Mana bisa? Yang kalah ya kalah saja! Jangan ngacau kamu! Mau tidak terima ya? Mau bikin keributan ya? Mau menggagalkan kemenangannya si pemenang, ya? Terus mau mengklaim, yang kalah sebagai pemenangnya, begitu? Terus, kamu itu siapa?
Pertanyaan-pertanyaan logis dan agak emosional seperti itu, bisa saja terjadi jika hanya baca judul dari tulisan ini saja. Sebab itu, di suhu politik nasional yang kian memanas ini, agar tidak gerah, ayo kita baca penjelasannya.
Baru-baru ini saya lihat sebuah video berisi pernyataan Anji tentang Pemilihan Presiden (Pilpres). Mantan vokalis Drive Band yang bernama lengkap Erdian Aji Prihartanto itu, pernah menjadi pemilih Prabowo di Pilpres 2014.Â
Saat itu, pada awalnya Anji cukup kebingungan dalam menentukan pilihannya. Pilih Prabowo yang tegas. Atau pilih Jokowi yang merakyat. Tapi pada akhirnya, pilihan politiknya jatuh ke mantan Danjen Kopassus itu. Pertimbangannya, ketegasan Prabowo Subianto bukan hasil pencitraan. Ketegasannya adalan karakter yang sudah melekat pada dirinya selama bertahun-tahun. Dan menurutnya, negeri ini butuh sosok pemimpin yang tegas seperti Prabowo.
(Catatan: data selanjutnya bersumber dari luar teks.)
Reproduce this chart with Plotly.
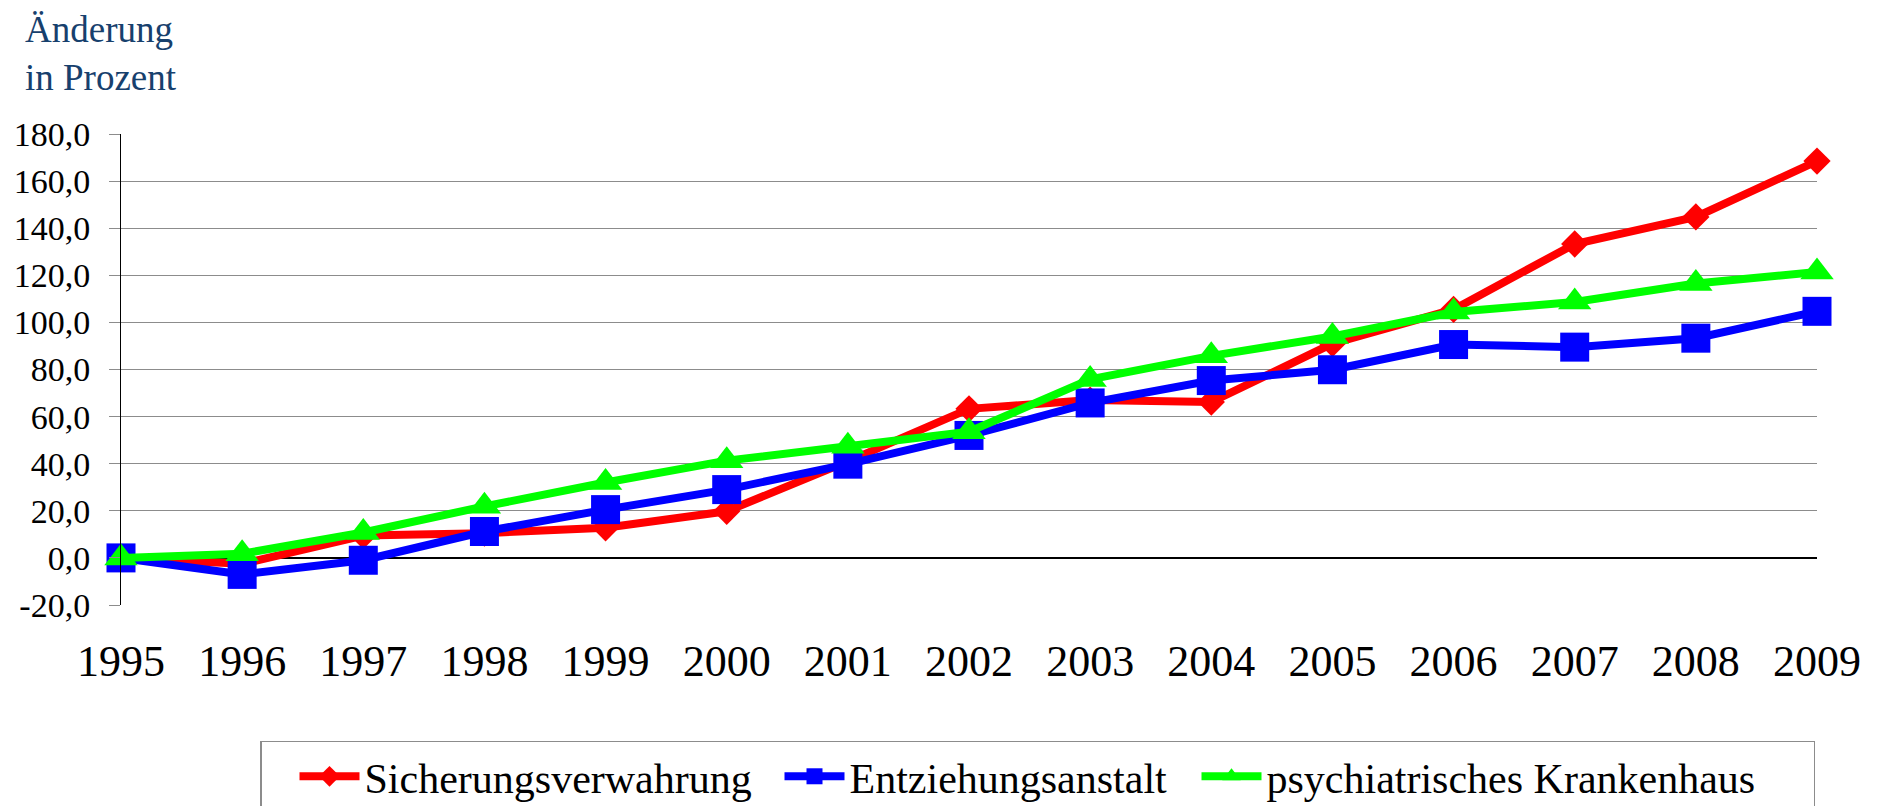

Sayangnya, capres pilihannya itu akhirnya kalah. Â Tetapi sebagai pemilih dia tetap merasa menang. Mengapa? Apa alasannya?
Anji merasa menang, karena sebagai warga negara, dia telah menggunakan hak pilihnya dengan bertanggung jawab. Menang, karena telah berhasil menahan jarinya untuk tidak menghasut followersnya di sosmed guna menjelek-jelekkan capres lain. Menang, karena berhasil tidak menjadi domba, dan sarana adu domba. Menang karena berhasil menjadi pemilih yang bukan penggemar fanatik yang suka menyerang pemilih berbeda.
Kalau pendukung yang menang membully. Dan pendukung yang kalah nyinyir. Itu pilihan mereka. Kalau di kalangan elit politik masih berantem, saya tidak peduli karena tidak mau menjadi alat, tuturnya.
Baginya, menjadi seorang pemilih yang menang adalah seorang yang tak tergoda untuk mendiskreditkan pihak lainnya. Yang tak mau ikut-ikutan menebarkan fitnah-fitnah keji untuk membunuh kharakter capres pesaingnya.
Ketika capres yang didukungya kalah pun, pemilihnya tetap bisa merasa menang asal bisa menerimanya dengan lapang dada. Yang tak akan marah, kalap apalagi anarkis.
***
Menurut saya, sikap Erdian Aji Prihartanto itu cukup menarik. Bisa menjadi teladan yang baik bagi semua calon pemilih di seluruh Indonesia. Khususnya yang beberapa hari lagi akan beramai-ramai menuju TPS-nya masing-masing. Dan mencoblos gambar / foto capres dan cawapresnya pada surat suara di bilik suara nanti. Tanggal 17 April 2019 nanti, pasti akan ada yang menang dan ada yang kalah.